4587 sayılı İş Kanunu kapsamında ''işçi'' olmak kavramı ile 506 Sayılı Yasa kapsamında ''sigortalı'' olmak kavramı birbirinden farklı kavramlar olup bir kişinin tabi olacağı Sosyal Güvenlik Kuruluşu'nun yasal koşullara göre belirlenmesi gerektiği, kişinin çalışma ilişkisinin kimi kurumlarda Kamu Hukuku ilişkisi olmasına karşın 506 Sayılı Kanun kapsamında sigortalı olması mümkündür. Daha açık bir anlatımla bir çalışanın 4857 Sayılı Kanun kapsamında "işçi" olması 506 Sayılı Kanun kapsamında "sigortalı" sayılacağı anlamını taşımadığı gibi, bir çalışanın 506 Sayılı Yasa kapsamında "sigortalı" olması da 4857 Sayılı Kanun kapsamında "işçi" olacağı anlamına gelmemektedir.

Somut olayda dosyadaki bilgi ve belgelerden davacı yönünden hizmet akdinin tüm koşullarının oluştuğu, davacı ile ilgili olarak 506 Sayılı Yasa'nın 79/10. maddesi gereğince açılmış bir tespit davasının söz konusu olduğu görülmektedir.

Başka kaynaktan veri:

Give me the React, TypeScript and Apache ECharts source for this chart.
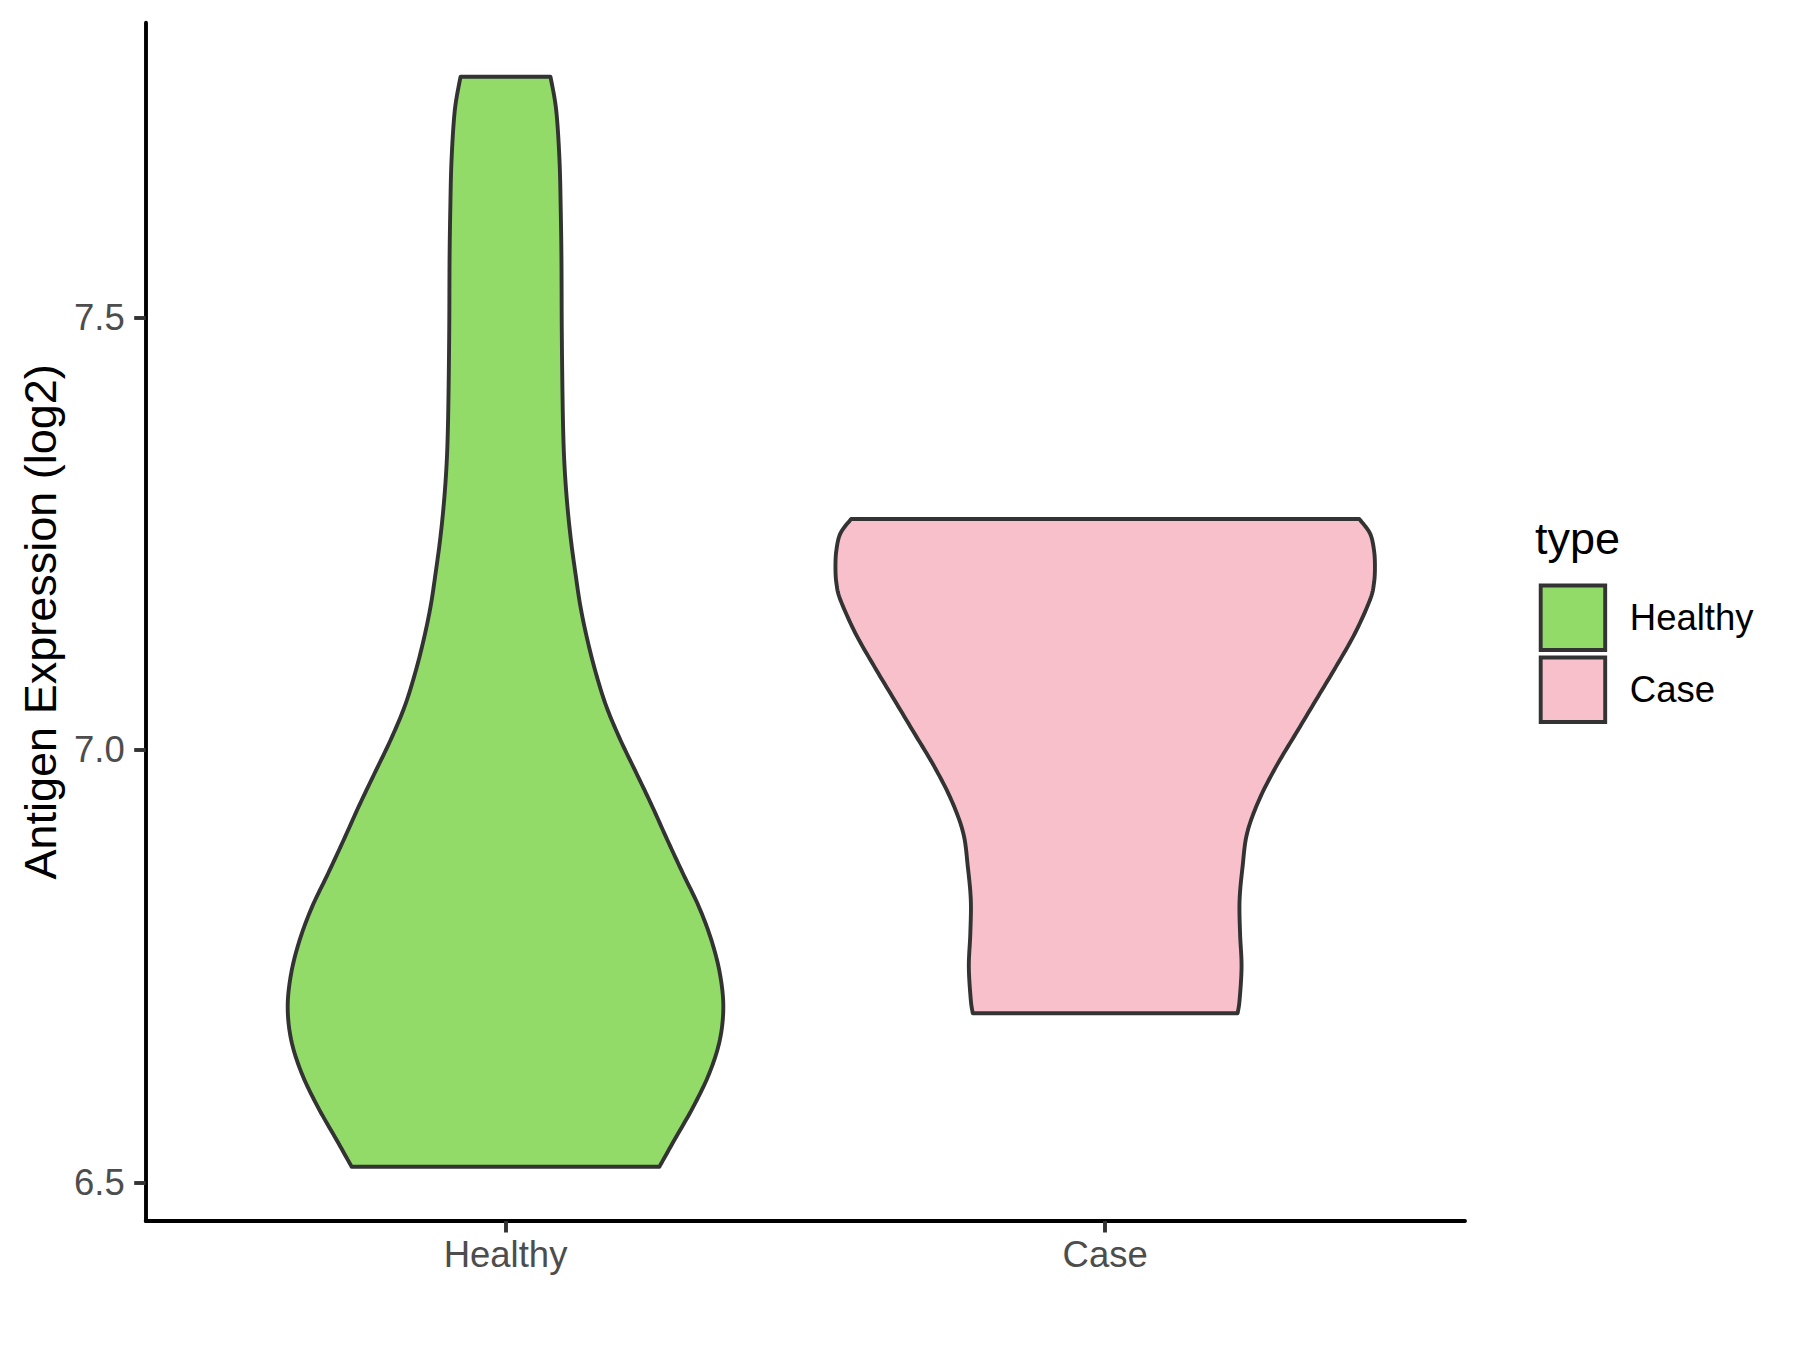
import React, { useEffect, useRef } from 'react';
import * as echarts from 'echarts';

// ---- Data ----
const categories = ['Healthy', 'Case'];
const categoryPositions = [1, 2];
const yTicks = [6.5, 7.0, 7.5];
const legendTitle = 'type';
const yAxisTitle = 'Antigen Expression (log2)';

// Violin outlines: expression values (top -> bottom) and half-widths (in category units)
const healthyY = [7.7787, 7.7402, 7.6824, 7.6245, 7.5667, 7.4896, 7.4129, 7.3585, 7.32, 7.2814, 7.2429, 7.2044, 7.1658, 7.1272, 7.0887, 7.0501, 7.0116, 6.9731, 6.9344, 6.8959, 6.8574, 6.8188, 6.7803, 6.7417, 6.7031, 6.6646, 6.6261, 6.5874, 6.5489, 6.518];
const healthyHalfWidth = [0.075, 0.0845, 0.09, 0.0921, 0.0933, 0.0938, 0.095, 0.0966, 0.0991, 0.1033, 0.1091, 0.1166, 0.125, 0.1366, 0.1508, 0.1683, 0.1916, 0.2183, 0.2449, 0.2699, 0.2957, 0.3224, 0.3432, 0.3574, 0.3632, 0.3574, 0.3399, 0.3132, 0.2816, 0.2566];
const caseY = [7.2672, 7.2506, 7.2313, 7.212, 7.1928, 7.1735, 7.135, 7.0964, 7.0578, 7.0193, 6.9807, 6.9422, 6.9037, 6.865, 6.8265, 6.788, 6.7494, 6.7108, 6.6955];
const caseHalfWidth = [0.4237, 0.4415, 0.4482, 0.4498, 0.4482, 0.4415, 0.4165, 0.3849, 0.3515, 0.3182, 0.2849, 0.2566, 0.2366, 0.2291, 0.2241, 0.2249, 0.2274, 0.2241, 0.2208];

const fillColors = ['#93DB69', '#F7C0CB'];
const outlineColor = '#333333';
const FONT = "'Liberation Sans', Arial, sans-serif";
const LINE_W = 3.9;

// Catmull-Rom curve through pixel points (drawing only)
function spline(pts: number[][], steps = 10): number[][] {
  const out: number[][] = [];
  const n = pts.length;
  for (let i = 0; i < n - 1; i++) {
    const p0 = pts[Math.max(0, i - 1)];
    const p1 = pts[i];
    const p2 = pts[i + 1];
    const p3 = pts[Math.min(n - 1, i + 2)];
    for (let s = 0; s < steps; s++) {
      const t = s / steps;
      const t2 = t * t;
      const t3 = t2 * t;
      const f = (a: number, b: number, c: number, d: number) =>
        0.5 * (2 * b + (-a + c) * t + (2 * a - 5 * b + 4 * c - d) * t2 + (-a + 3 * b - 3 * c + d) * t3);
      out.push([f(p0[0], p1[0], p2[0], p3[0]), f(p0[1], p1[1], p2[1], p3[1])]);
    }
  }
  out.push(pts[n - 1]);
  return out;
}

function makeRenderItem(ys: number[], hws: number[], fill: string) {
  return (params: any, api: any) => {
    const cx = api.value(0);
    const leftPts = spline(ys.map((y, i) => api.coord([cx - hws[i], y])));
    const rightPts = spline(ys.map((y, i) => api.coord([cx + hws[i], y])));
    const outline = leftPts.concat(rightPts.slice().reverse());
    return {
      type: 'polygon',
      shape: { points: outline },
      style: { fill, stroke: outlineColor, lineWidth: LINE_W, lineJoin: 'round' },
    };
  };
}

export default function App() {
  const ref = useRef<HTMLDivElement>(null);
  useEffect(() => {
    if (!ref.current) return;
    const chart = echarts.init(ref.current, undefined, { renderer: 'svg' });
    const profiles = [
      { y: healthyY, hw: healthyHalfWidth },
      { y: caseY, hw: caseHalfWidth },
    ];
    chart.setOption({
      animation: false,
      backgroundColor: '#ffffff',
      title: {
        text: legendTitle,
        left: 1535,
        top: 516,
        padding: 0,
        textStyle: { fontSize: 45, fontWeight: 'normal', color: '#000000', fontFamily: FONT },
      },
      legend: {
        orient: 'vertical',
        left: 1538.75,
        top: 583.5,
        padding: 0,
        itemWidth: 64.5,
        itemHeight: 64.5,
        itemGap: 3.7,
        icon: 'rect',
        selectedMode: false,
        itemStyle: { borderColor: outlineColor, borderWidth: LINE_W },
        textStyle: { fontSize: 36.5, color: '#000000', fontFamily: FONT, padding: [0, 0, 0, 19.6] },
        data: categories,
      },
      grid: { left: 145.7, right: 335, top: 22.7, bottom: 129, containLabel: false },
      xAxis: {
        type: 'value',
        min: 0.4,
        max: 2.6,
        splitLine: { show: false },
        axisLine: { show: true, onZero: false, lineStyle: { color: '#000000', width: LINE_W } },
        axisTick: {
          show: true,
          length: 11.5,
          customValues: categoryPositions,
          lineStyle: { color: outlineColor, width: LINE_W },
        },
        axisLabel: {
          show: true,
          customValues: categoryPositions,
          margin: 14.7,
          fontSize: 36.5,
          color: '#4D4D4D',
          fontFamily: FONT,
          formatter: (v: number) => categories[categoryPositions.indexOf(Math.round(v))] ?? '',
        },
      },
      yAxis: {
        type: 'value',
        min: 6.4552,
        max: 7.8412,
        name: yAxisTitle,
        nameLocation: 'middle',
        nameGap: 82,
        nameTextStyle: { fontSize: 45, color: '#000000', fontFamily: FONT },
        splitLine: { show: false },
        axisLine: { show: true, onZero: false, lineStyle: { color: '#000000', width: LINE_W } },
        axisTick: {
          show: true,
          length: 11.5,
          customValues: yTicks,
          lineStyle: { color: outlineColor, width: LINE_W },
        },
        axisLabel: {
          show: true,
          customValues: yTicks,
          margin: 21,
          fontSize: 36.5,
          color: '#4D4D4D',
          fontFamily: FONT,
          formatter: (v: number) => v.toFixed(1),
        },
      },
      series: categories.map((name, i) => ({
        type: 'custom',
        name,
        coordinateSystem: 'cartesian2d',
        itemStyle: { color: fillColors[i] },
        encode: { x: 0, y: 1 },
        data: [[categoryPositions[i], profiles[i].y[0]]],
        renderItem: makeRenderItem(profiles[i].y, profiles[i].hw, fillColors[i]),
      })),
    });
    return () => chart.dispose();
  }, []);
  return (
    <div
      ref={ref}
      style={{ position: 'fixed', left: 0, top: 0, width: 1800, height: 1350, background: '#fff' }}
    />
  );
}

506 Sayılı Kanunun 2., 79., 134. maddeleri ile 5510 Sayılı Yasa'nın 101. ve 5521 Sayılı Yasa'nın 1. maddesi bir arada değerlendirildiğinde davaya bakmaya İş Mahkemeleri'nin görevli olduğunun kabulü gerekir. Dairemizin 2004/13061 Esas, 2005/4433 Karar sayılı 28.04.2005 tarihli Uyuşmazlık Mahkemesi'nin 2006/201 Esas, 2007/26 Karar sayılı 05.03.2007 tarihli kararı da bu yöndedir.

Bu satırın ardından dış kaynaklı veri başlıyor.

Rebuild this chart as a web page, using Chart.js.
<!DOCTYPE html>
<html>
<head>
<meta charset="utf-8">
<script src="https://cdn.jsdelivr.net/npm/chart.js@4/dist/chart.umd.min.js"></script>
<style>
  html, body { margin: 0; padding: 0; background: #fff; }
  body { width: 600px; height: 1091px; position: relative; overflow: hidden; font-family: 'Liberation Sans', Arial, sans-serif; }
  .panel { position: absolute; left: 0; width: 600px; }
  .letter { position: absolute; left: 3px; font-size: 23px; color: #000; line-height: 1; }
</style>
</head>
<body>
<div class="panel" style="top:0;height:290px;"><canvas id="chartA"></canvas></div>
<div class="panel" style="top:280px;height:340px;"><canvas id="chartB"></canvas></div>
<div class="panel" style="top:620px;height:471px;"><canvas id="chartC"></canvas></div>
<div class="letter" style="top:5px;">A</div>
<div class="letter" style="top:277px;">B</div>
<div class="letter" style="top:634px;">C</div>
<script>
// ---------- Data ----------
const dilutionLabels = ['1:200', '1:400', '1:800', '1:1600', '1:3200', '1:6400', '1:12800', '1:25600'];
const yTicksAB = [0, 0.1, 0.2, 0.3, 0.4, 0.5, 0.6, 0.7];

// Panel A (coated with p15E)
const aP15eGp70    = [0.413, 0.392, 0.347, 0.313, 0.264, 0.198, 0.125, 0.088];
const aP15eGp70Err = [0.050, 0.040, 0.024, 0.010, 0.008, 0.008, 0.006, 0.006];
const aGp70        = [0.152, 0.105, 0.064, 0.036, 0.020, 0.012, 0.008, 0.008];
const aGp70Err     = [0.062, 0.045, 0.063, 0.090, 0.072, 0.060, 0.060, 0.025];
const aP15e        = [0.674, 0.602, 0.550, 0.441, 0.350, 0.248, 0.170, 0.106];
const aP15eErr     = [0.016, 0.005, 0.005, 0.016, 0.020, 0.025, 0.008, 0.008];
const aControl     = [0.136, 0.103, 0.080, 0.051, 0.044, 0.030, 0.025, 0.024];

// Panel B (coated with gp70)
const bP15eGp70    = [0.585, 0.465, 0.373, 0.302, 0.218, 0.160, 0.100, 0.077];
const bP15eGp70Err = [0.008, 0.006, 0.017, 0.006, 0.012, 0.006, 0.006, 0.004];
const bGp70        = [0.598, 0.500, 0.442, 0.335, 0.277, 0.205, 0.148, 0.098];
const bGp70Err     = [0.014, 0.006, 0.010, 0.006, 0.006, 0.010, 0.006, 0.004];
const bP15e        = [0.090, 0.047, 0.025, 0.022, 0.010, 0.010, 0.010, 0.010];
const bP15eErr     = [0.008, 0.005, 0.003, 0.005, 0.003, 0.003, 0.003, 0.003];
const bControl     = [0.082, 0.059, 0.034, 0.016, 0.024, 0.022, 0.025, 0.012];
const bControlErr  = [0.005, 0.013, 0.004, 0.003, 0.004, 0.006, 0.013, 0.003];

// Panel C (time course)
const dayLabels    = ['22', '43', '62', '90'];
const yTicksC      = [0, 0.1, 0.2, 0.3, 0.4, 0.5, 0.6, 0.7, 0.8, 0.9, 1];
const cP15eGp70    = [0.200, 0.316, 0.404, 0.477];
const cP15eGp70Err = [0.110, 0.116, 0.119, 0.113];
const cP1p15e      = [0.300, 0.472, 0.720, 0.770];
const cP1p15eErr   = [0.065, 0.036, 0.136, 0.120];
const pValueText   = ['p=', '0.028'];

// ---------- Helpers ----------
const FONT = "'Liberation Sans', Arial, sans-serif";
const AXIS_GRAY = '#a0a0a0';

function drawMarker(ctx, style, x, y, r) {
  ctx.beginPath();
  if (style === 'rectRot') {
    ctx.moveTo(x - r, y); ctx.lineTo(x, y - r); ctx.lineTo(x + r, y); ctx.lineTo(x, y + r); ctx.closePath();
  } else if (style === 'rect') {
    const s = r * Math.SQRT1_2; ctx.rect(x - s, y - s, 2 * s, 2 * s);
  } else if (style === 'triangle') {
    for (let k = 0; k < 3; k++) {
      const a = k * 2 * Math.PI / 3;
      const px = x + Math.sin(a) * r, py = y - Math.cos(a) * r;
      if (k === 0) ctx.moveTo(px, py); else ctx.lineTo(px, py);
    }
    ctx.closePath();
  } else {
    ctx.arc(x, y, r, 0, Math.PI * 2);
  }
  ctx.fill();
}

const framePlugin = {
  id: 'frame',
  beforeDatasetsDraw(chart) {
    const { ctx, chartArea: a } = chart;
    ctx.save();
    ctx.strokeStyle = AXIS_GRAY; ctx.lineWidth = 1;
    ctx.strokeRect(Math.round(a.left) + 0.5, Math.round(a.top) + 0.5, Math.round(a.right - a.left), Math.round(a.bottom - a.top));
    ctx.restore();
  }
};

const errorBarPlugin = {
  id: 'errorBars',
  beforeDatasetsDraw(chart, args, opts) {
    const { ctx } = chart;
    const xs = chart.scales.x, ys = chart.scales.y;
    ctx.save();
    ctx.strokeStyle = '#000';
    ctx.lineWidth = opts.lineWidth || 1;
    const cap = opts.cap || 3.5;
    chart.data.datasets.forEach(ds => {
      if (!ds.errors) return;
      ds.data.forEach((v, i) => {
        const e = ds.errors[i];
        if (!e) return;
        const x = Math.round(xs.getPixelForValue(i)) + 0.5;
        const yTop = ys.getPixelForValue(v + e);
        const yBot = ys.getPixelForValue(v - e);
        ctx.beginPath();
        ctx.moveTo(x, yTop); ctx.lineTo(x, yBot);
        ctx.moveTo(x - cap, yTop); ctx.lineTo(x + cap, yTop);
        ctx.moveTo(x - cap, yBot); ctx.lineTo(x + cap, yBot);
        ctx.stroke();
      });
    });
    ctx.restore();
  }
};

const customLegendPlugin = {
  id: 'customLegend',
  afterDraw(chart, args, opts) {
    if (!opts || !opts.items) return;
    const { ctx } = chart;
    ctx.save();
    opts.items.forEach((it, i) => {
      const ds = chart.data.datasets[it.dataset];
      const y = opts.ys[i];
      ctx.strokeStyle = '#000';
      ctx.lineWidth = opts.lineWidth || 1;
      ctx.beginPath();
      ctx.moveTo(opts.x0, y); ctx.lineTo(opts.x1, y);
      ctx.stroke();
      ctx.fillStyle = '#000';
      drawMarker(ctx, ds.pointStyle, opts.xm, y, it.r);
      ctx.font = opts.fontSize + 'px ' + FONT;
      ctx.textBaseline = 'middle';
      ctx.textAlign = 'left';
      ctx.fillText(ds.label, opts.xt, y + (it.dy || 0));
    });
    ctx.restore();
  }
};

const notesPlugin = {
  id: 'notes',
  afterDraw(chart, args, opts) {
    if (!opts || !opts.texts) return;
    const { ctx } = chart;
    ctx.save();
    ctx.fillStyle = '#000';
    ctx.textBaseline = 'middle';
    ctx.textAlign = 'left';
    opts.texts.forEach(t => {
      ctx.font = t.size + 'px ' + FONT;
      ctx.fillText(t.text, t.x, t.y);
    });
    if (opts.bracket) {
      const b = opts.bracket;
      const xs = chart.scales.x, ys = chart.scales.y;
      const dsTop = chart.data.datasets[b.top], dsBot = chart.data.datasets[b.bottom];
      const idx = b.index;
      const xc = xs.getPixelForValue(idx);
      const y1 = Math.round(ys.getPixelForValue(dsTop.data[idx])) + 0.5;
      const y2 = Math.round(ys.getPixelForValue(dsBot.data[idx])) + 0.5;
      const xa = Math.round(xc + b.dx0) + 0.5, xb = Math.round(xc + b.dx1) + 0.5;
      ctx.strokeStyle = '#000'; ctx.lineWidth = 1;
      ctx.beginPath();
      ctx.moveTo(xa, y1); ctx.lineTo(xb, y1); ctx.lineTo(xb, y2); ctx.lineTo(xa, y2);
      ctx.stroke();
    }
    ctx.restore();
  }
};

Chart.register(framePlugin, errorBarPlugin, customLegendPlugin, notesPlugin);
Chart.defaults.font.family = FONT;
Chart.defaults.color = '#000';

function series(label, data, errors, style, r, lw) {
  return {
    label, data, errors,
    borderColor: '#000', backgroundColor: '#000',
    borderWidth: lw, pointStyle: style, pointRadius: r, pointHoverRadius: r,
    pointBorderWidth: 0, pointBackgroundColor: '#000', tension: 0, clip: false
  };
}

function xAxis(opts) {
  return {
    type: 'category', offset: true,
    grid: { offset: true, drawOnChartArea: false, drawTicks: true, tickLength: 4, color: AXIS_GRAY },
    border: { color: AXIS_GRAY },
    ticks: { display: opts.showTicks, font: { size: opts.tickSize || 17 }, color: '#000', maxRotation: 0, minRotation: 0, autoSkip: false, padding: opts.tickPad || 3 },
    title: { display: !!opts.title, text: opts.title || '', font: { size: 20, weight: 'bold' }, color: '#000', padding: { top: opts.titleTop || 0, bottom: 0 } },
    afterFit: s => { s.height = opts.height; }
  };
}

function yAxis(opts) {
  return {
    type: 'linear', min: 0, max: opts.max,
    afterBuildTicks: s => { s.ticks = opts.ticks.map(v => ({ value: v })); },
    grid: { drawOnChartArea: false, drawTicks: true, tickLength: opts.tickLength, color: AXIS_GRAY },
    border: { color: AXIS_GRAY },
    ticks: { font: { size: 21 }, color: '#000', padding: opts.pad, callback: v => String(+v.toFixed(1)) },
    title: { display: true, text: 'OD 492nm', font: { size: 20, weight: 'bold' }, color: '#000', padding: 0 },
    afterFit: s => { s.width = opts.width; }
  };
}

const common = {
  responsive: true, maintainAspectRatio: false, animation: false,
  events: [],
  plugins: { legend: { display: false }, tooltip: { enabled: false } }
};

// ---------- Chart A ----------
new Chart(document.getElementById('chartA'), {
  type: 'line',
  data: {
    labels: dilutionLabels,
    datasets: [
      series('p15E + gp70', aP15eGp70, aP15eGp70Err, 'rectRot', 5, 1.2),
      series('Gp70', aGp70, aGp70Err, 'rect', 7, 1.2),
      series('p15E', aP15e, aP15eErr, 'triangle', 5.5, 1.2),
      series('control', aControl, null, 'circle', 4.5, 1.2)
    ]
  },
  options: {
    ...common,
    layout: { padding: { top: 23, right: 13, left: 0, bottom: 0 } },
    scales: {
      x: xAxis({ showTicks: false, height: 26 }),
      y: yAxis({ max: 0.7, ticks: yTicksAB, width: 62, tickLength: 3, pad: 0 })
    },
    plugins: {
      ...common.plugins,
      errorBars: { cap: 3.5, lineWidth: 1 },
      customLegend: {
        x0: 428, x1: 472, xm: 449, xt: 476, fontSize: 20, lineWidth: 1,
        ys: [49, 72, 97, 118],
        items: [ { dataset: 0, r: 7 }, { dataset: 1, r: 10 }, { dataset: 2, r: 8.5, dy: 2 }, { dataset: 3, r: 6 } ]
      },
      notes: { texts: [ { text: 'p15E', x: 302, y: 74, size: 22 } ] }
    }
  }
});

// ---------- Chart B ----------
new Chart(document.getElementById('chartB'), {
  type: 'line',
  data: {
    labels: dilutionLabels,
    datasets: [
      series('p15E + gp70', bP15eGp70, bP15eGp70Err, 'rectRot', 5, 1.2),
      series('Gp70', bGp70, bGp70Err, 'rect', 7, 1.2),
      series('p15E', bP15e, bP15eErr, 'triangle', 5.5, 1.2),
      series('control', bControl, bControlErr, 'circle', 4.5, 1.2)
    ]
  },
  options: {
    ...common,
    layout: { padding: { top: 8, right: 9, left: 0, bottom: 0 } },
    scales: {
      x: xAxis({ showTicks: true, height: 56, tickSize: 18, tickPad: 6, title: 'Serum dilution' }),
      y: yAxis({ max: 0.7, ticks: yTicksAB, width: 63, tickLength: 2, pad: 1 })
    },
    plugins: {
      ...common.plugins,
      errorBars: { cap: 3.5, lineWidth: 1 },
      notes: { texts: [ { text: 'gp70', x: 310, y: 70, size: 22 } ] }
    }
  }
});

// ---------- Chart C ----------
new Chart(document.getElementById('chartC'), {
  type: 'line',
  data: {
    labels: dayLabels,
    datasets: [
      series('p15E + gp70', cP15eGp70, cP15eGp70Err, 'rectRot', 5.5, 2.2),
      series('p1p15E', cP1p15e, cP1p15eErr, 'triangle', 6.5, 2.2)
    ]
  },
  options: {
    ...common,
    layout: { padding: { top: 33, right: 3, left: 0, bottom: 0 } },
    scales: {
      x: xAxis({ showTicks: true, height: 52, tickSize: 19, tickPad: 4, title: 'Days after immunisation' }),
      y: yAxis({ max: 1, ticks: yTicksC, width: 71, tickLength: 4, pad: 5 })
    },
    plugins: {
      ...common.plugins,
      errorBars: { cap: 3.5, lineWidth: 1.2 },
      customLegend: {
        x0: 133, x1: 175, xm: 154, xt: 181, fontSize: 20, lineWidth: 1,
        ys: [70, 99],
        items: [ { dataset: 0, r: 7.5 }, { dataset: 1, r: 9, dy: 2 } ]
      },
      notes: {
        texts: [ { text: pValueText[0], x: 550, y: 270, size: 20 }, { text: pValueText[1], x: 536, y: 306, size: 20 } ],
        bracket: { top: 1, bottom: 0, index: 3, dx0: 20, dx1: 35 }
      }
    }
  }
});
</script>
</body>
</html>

Mahkemece bu maddi ve hukuki olgular gözetilerek işin esasının incelenerek çıkacak sonuca göre bir karar verilmesi gerekirken, somut olayda uygulanma olanağı bulunmayan bir başka Yargıtay Dairesi'nin işçilik alacakları ile ilgili olarak açılan bir davada "usta öğreticilerin" 657 Sayılı Kanun kapsamında "işçi" sayılamayacakları gerekçesiyle davaya bakmaya İş Mahkemelerinin değil, İdari yargı yerinin görevli olduğu şeklindeki içtihadı esas alınarak dava dilekçesinin yargı yolu bakımından reddine karar verilmiş olması usul ve yasaya aykırı olup bozma nedenidir.

O halde davacının bu yönleri amaçlayan temyiz itirazları kabul edilmeli ve hüküm bozulmalıdır.

SONUÇ

Hükmün yukarıda açıklanan nedenlerle BOZULMASINA, temyiz harcının istek halinde davacıya iadesine, 01/03/2012 gününde oybirliğiyle karar verildi.